-- Begin Data extract --

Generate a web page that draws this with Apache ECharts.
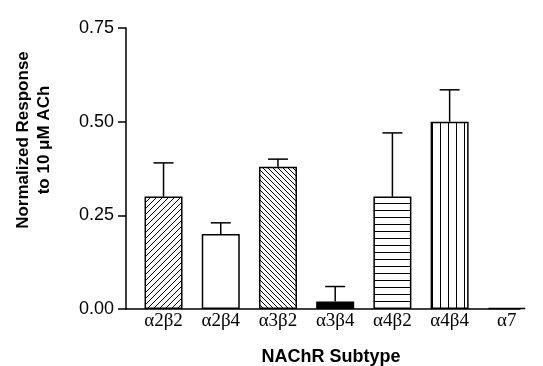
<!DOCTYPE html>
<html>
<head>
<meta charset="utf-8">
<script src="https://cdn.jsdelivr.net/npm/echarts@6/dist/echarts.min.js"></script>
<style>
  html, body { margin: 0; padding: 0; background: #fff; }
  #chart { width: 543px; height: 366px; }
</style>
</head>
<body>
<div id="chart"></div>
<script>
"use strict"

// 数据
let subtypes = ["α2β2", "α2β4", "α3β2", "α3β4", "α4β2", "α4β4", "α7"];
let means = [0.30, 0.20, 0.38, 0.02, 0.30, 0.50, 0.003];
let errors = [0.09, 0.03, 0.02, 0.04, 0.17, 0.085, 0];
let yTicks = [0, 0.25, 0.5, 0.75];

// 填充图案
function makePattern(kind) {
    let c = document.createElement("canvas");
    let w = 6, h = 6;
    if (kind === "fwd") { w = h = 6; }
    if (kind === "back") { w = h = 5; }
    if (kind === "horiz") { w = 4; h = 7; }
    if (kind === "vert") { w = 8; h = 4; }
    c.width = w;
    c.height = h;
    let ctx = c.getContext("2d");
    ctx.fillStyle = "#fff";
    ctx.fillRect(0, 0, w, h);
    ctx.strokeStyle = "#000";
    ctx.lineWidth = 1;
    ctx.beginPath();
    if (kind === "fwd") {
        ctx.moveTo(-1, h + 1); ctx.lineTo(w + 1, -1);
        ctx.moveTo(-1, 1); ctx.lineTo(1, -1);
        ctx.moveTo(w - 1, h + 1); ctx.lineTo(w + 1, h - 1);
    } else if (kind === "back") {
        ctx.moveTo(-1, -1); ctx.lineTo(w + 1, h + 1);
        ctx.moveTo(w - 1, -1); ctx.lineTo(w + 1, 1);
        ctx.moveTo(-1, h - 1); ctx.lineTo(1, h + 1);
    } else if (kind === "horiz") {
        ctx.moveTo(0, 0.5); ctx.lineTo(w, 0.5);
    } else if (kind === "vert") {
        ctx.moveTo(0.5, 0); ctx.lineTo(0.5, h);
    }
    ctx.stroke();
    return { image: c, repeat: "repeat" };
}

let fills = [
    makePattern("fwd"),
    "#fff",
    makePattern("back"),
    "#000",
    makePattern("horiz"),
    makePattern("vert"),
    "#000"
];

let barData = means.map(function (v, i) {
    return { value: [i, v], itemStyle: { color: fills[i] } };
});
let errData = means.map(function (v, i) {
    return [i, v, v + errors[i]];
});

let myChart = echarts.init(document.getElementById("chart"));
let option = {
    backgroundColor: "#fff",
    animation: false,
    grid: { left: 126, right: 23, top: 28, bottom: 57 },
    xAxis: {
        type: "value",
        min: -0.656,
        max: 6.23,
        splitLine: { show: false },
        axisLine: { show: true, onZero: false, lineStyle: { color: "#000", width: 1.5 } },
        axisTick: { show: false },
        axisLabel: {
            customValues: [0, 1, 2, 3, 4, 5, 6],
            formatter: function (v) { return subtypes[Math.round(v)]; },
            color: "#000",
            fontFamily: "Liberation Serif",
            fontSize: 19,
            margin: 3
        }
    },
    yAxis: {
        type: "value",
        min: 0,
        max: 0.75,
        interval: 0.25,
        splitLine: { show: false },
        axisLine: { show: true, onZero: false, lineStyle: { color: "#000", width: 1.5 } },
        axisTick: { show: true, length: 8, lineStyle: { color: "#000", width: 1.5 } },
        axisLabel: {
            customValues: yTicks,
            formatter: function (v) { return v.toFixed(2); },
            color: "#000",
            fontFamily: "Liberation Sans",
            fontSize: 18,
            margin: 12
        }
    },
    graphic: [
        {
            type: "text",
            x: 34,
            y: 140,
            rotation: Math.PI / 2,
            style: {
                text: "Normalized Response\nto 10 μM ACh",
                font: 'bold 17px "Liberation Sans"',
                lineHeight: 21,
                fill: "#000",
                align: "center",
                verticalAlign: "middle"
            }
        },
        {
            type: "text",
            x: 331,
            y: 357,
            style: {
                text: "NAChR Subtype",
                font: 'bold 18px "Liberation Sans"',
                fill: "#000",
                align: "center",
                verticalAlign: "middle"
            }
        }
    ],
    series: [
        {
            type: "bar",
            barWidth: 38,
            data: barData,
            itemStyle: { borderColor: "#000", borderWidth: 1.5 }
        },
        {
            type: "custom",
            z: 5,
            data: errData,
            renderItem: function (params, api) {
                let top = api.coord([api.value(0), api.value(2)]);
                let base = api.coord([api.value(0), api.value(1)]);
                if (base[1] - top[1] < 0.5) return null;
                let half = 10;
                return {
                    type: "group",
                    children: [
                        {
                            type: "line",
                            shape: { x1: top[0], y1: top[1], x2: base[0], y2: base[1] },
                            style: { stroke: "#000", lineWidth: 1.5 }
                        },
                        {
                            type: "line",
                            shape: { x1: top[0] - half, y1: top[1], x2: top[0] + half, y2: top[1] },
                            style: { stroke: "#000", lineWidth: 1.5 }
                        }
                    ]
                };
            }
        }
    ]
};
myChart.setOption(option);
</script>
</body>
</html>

-- End Data extract --

- _Given instruction_:
Exactly as written, please give again the lines from the beginning of the listing through the line containing "let yTicks = [0, 0.25, 0.5, 0.75];", inclusive, without any pictures.

- _Task result_:
Generate a web page that draws this with Apache ECharts.
<!DOCTYPE html>
<html>
<head>
<meta charset="utf-8">
<script src="https://cdn.jsdelivr.net/npm/echarts@6/dist/echarts.min.js"></script>
<style>
  html, body { margin: 0; padding: 0; background: #fff; }
  #chart { width: 543px; height: 366px; }
</style>
</head>
<body>
<div id="chart"></div>
<script>
"use strict"

// 数据
let subtypes = ["α2β2", "α2β4", "α3β2", "α3β4", "α4β2", "α4β4", "α7"];
let means = [0.30, 0.20, 0.38, 0.02, 0.30, 0.50, 0.003];
let errors = [0.09, 0.03, 0.02, 0.04, 0.17, 0.085, 0];
let yTicks = [0, 0.25, 0.5, 0.75];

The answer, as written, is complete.